HVACR training programs that meet or exceed industry-validated standards in such areas as instructors, students, curriculum competencies, facilities and fiscal responsibilities can now receive programmatic accreditation from the Partnership for Air Conditioning, Heating, Refrigeration Accreditation.

PAHRA, a partnership between HVACR educators and the HVACR industry, is available nationally for training programs that volunteer to have their quality compared to national standards validated by the profession.

Programmatic accreditation helps HVACR training schools obtain federal, state and local funding because they have been accredited by a recognized body. HVACR training programs have been declining in number in part due to inadequate funding.

To become accredited, a training school must first evaluate its own strengths and weaknesses as compared to industry standards and then submit its findings in a self-study report. A survey team then conducts an onsite visit to corroborate the report.
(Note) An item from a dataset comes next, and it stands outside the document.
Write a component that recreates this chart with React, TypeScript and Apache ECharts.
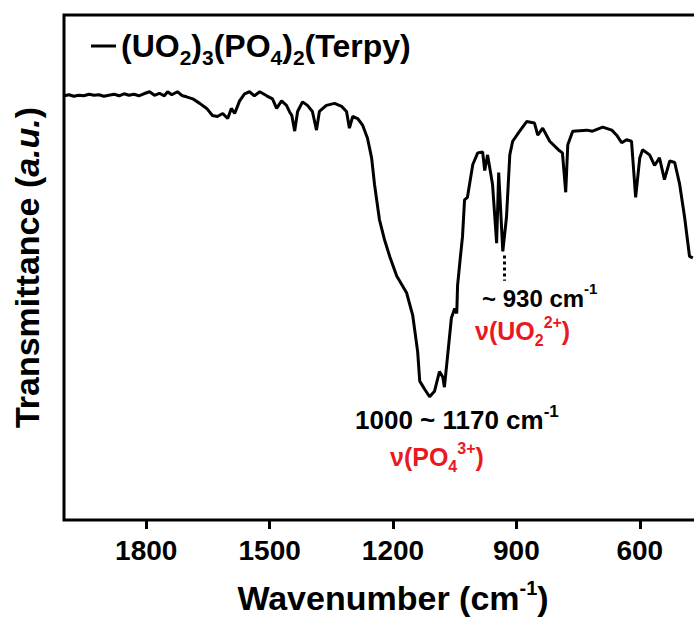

Each program can seek accreditation in one, two or all three of the following categories: residential A/C and heating; light commercial A/C and heating; and commercial refrigeration.

Partners in PAHRA include the Air-Conditioning & Refrigeration Institute; the Air Conditioning Contractors of America; the Gas Appliance Manufacturers Association; the Northamerican Heating, Refrigeration and Air Conditioning Wholesalers Association; the Plumbing-Heating-Cooling Contractors-National Association; and the Refrigeration Service Engineers Society.